L’étranger

On les croit mal appariés, destinés à se toiser de loin et à s’éviter tout à fait. On a tort. Ce sont les désaccords parfaits.

C’était une fâcherie fondamentale, du sel et du sucre sur une plaie jamais refermée. Au fond du fût comme de la nacre, personne n’aurait su dire comment ce conflit était né. La brouille se refilait de génération en génération, enracinée côté terre entre les sédiments de la Forêt Noire et le massif cristallin des Vosges, empêtrée côté vase sur mille kilomètres de côte hostile comme une tranchée. On ne pouvait pas se sentir. On s’évitait soigneusement et si d’aventure on se croisait, coquille perdue, verre renversé, on se toisait. Et si par hasard on s’adressait la parole, on se détournait sur un haut-le-cœur : les accents ne passaient pas. 
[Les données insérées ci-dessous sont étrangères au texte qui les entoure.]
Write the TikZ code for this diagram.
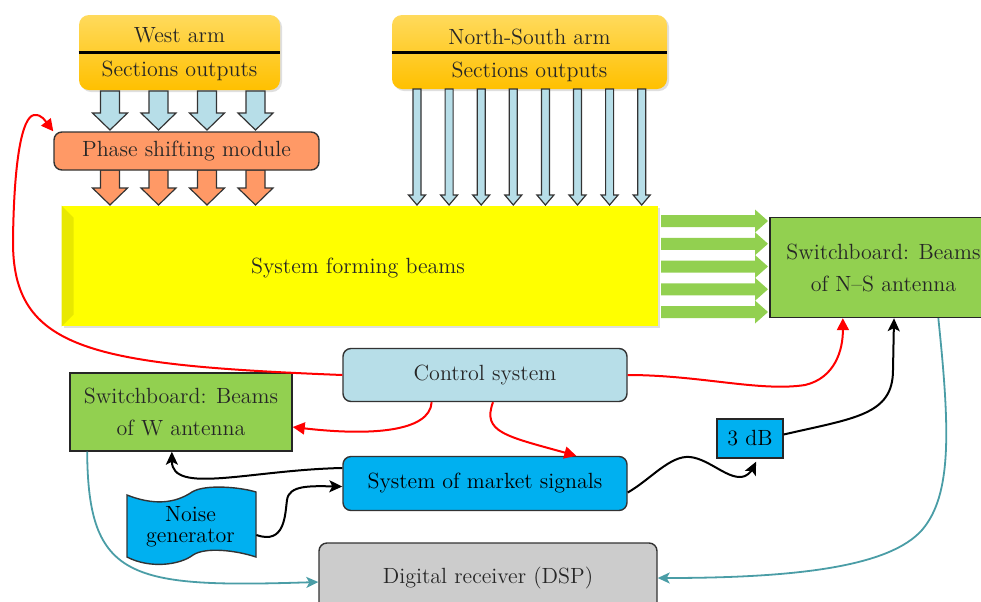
\documentclass[tikz,border=0pt]{standalone}
\usetikzlibrary{arrows.meta,calc,shadows}

\definecolor{armgold}{HTML}{FFC000}
\definecolor{armlight}{HTML}{FFDA5C}
\definecolor{lightcyan}{HTML}{B7DEE8}
\definecolor{salmon}{HTML}{FF9966}
\definecolor{leafgreen}{HTML}{92D050}
\definecolor{skyblue}{HTML}{00B0F0}
\definecolor{palegray}{HTML}{CCCCCC}
\definecolor{tealwire}{HTML}{4A9DA6}
\definecolor{boxedge}{HTML}{333333}
\definecolor{inktext}{HTML}{262626}
\definecolor{beamyellow}{HTML}{FFFF00}
\definecolor{bevelyellow}{HTML}{E8E800}

\tikzset{
  armbox/.style={rounded corners=5pt, top color=armlight, bottom color=armgold, draw=none,
    drop shadow={opacity=0.25, shadow xshift=1pt, shadow yshift=-1pt}},
  armtext/.style={inner sep=0pt, text=inktext, font=\fontsize{11}{16}\selectfont},
  divider/.style={line width=1.5pt, black},
  roundbox/.style={rounded corners=4pt, draw=boxedge, line width=0.7pt, text=inktext,
    font=\fontsize{11}{16}\selectfont, align=center},
  squarebox/.style={draw=black!85, line width=0.7pt, text=inktext,
    font=\fontsize{11}{16}\selectfont, align=center},
  cyanarrow/.style={fill=lightcyan, draw=boxedge, line width=0.6pt},
  salmonarrow/.style={fill=salmon, draw=boxedge, line width=0.6pt},
  redwire/.style={draw=red, line width=1pt, -{Triangle[length=6pt,width=6pt]}},
  blackwire/.style={draw=black, line width=1pt, -{Stealth[length=6.5pt,width=6pt,inset=1.5pt]}},
  tealline/.style={draw=tealwire, line width=0.9pt, -{Stealth[length=6pt,width=5.5pt,inset=1.5pt]}}
}

\begin{document}
\begin{tikzpicture}[x=0.5pt,y=-0.5pt]
  \useasboundingbox (0,0) rectangle (981,601);

  % Arm boxes with their sections outputs
  \node[armbox, minimum width=100.5pt, minimum height=37.5pt] (westarm) at (179.5,52.5) {};
  \node[armtext] (westtitle) at (179.5,35) {West arm};
  \node[armtext] (westsub) at (179.5,71) {Sections outputs};
  \draw[divider] (westarm.west) -- (westarm.east);

  \node[armbox, minimum width=137.5pt, minimum height=37pt] (nsarm) at (529.5,52) {};
  \node[armtext] (nstitle) at (529.5,37) {North-South arm};
  \node[armtext] (nssub) at (529.5,72) {Sections outputs};
  \draw[divider] (nsarm.west) -- (nsarm.east);

  % Wide arrows from the west arm into the phase shifter
  \foreach \x in {110,158.5,207,255.5} {
    \draw[cyanarrow] (\x-9.5,91) -- (\x-9.5,113) -- (\x-17.5,113) -- (\x,130)
      -- (\x+17.5,113) -- (\x+9.5,113) -- (\x+9.5,91) -- cycle;
    \draw[salmonarrow] (\x-9.5,170) -- (\x-9.5,188) -- (\x-17.5,188) -- (\x,205)
      -- (\x+17.5,188) -- (\x+9.5,188) -- (\x+9.5,170) -- cycle;
  }

  \node[roundbox, fill=salmon, minimum width=132.5pt, minimum height=19pt] (phase) at (186.5,151) {Phase shifting module};

  % Thin arrows from the north-south arm
  \foreach \i in {0,...,7} {
    \pgfmathsetmacro\x{417+32.1*\i}
    \draw[cyanarrow] (\x-4,89) -- (\x-4,195) -- (\x-8.5,195) -- (\x,205)
      -- (\x+8.5,195) -- (\x+4,195) -- (\x+4,89) -- cycle;
  }

  % Beam forming block with a bevel on the left
  \node[fill=beamyellow, minimum width=298pt, minimum height=60pt, inner sep=0pt,
    drop shadow={opacity=0.25, shadow xshift=1pt, shadow yshift=-1pt}] (beams) at (360,266) {};
  \fill[bevelyellow] (beams.north west) -- ++(12,12) -- ($(beams.south west)+(12,-12)$) -- (beams.south west) -- cycle;
  \node[armtext] (beamstext) at (358,268) {System forming beams};

  % Green arrows into the N-S switchboard
  \foreach \y in {221,243.75,266.5,289.25,312} {
    \fill[leafgreen] (661,\y-6) -- (755,\y-6) -- (755,\y-11.5) -- (768,\y)
      -- (755,\y+11.5) -- (755,\y+6) -- (661,\y+6) -- cycle;
  }

  \node[squarebox, fill=leafgreen, minimum width=113.5pt, minimum height=50pt] (swns) at (883.5,267.5) {Switchboard: Beams\\of N--S antenna};
  \node[roundbox, fill=lightcyan, minimum width=142pt, minimum height=26.5pt] (control) at (485,375) {Control system};
  \node[squarebox, fill=leafgreen, minimum width=111pt, minimum height=39pt] (sww) at (181,412) {Switchboard: Beams\\of W antenna};
  \node[roundbox, fill=skyblue, text=black, minimum width=142pt, minimum height=27pt] (market) at (485,483.5) {System of market signals};
  \node[squarebox, fill=skyblue, text=black, minimum width=33pt, minimum height=19.5pt] (db) at (750,438.5) {3 dB};
  \node[roundbox, fill=palegray, minimum width=169pt, minimum height=35pt] (digital) at (488,578) {Digital receiver (DSP)};

  % Noise generator drawn as a tape
  \filldraw[fill=skyblue, draw=boxedge, line width=0.7pt]
    (127,495) .. controls (160,508) and (180,500) .. (192,492)
    .. controls (205,484) and (240,487) .. (256,492) -- (256,557)
    .. controls (235,550) and (205,547) .. (193,555)
    .. controls (180,565) and (150,569) .. (127,557) -- cycle;
  \node[inner sep=0pt, minimum width=65.5pt, align=center, text=black,
    font=\fontsize{11}{10.5}\selectfont] (noise) at (190.5,527) {Noise\\generator};

  % Control lines
  \draw[redwire] (control.west) .. controls (90,365) and (12,350) .. (13,240)
    .. controls (14,160) and (22,117) .. (34,115)
    .. controls (42,114) and (46,122) .. (phase.north west);
  \draw[redwire] (control.east) .. controls (700,375) and (760,392) .. (805,385)
    .. controls (835,378) and (843,350) .. ($(swns.south west)!0.322!(swns.south east)$);
  \draw[redwire] ($(control.south west)!0.313!(control.south east)$)
    .. controls (430,432) and (370,436) .. ($(sww.east)+(0,15)$);
  \draw[redwire] ($(control.south west)!0.528!(control.south east)$)
    .. controls (482,432) and (505,436) .. ($(market.north west)!0.82!(market.north east)$);

  % Signal lines
  \draw[blackwire] ($(market.north west)!0.22!(market.south west)$)
    .. controls (250,470) and (172,495) .. ($(sww.south west)!0.459!(sww.south east)$);
  \draw[blackwire] ($(noise.east)+(0,8)$) .. controls (285,545) and (285,515) .. (287,500)
    .. controls (289,485) and (310,486) .. ($(market.west)+(0,3)$);
  \draw[blackwire] ($(market.east)+(0,9)$) .. controls (650,480) and (670,455) .. (690,457)
    .. controls (710,459) and (730,482) .. (745,476)
    .. controls (750,474) and (753,468) .. ($(db.south west)!0.59!(db.south east)+(0,3)$);
  \draw[blackwire] ($(db.east)+(0,-4)$) .. controls (855,418) and (893,415) .. (893,370)
    -- ($(swns.south west)!0.546!(swns.south east)$);

  % Lines to the receiver
  \draw[tealline] ($(sww.south west)!0.08!(sww.south east)$)
    .. controls (88,580) and (130,588) .. ($(digital.west)+(0,4)$);
  \draw[tealline] ($(swns.south west)!0.74!(swns.south east)$)
    .. controls (950,430) and (952,495) .. (922,530)
    .. controls (890,566) and (800,578) .. (digital.east);
\end{tikzpicture}
\end{document}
Côté sédiments on prétendait que les coques étaient snobs, trop pleines d’elles-même et même de sable. Un vieux cep disait en avoir vu certaines cracher leur mépris à la face du vin. Côté vase, on répondait qu’on ne comprenait rien à ce que le vin d’Alsace disait, la faute aux syllabes orientales que les coques prenaient pour des moqueries. Elles lui reprochaient ses positions, trop simples, trop sucrées, martelaient qu’elles, clams striées de mères en filles, n’accepteraient jamais d’être dominées. On avait vu le vin traîner avec un foie gras et ça, foi de pétoncle, on n’avait jamais pardonné. Là-dessus les bouteilles commençaient à s’agiter, à menacer de tout péter, les coques caquetaient comme des castagnettes et on n’y comprenait plus rien.

Il fallut un étranger, et c’est souvent ça l’histoire. Chapeau vadouvan, bâton de cannelle, il avait connu tellement de terres, tellement de mers, qu’il suffisait de le sentir pour mettre ses racines de côté. Il a assis tout le monde, et sous les feuilles de coriandre a fait taire la palabre stérile. Devant lui, il a vidé le contenu de son sac en toile de jute. Des oignons violets comme un crépuscule, quatre aillets clairs comme un matin du printemps, en pagaille la cardamome, l’anis étoilé, et tout ça dessinait une carte, un lieu nouveau à habiter. L’étranger l’a arrosé de bouillon pour cautériser les vieilles blessures, puis de lait de coco comme un cadeau à partager. Alors tout doucement, le vin s’est enroulé autour des coques. Par coquetterie elles ont frémi, puis elles ont ri et se sont laissé faire, avant de répondre de toute leur amitié.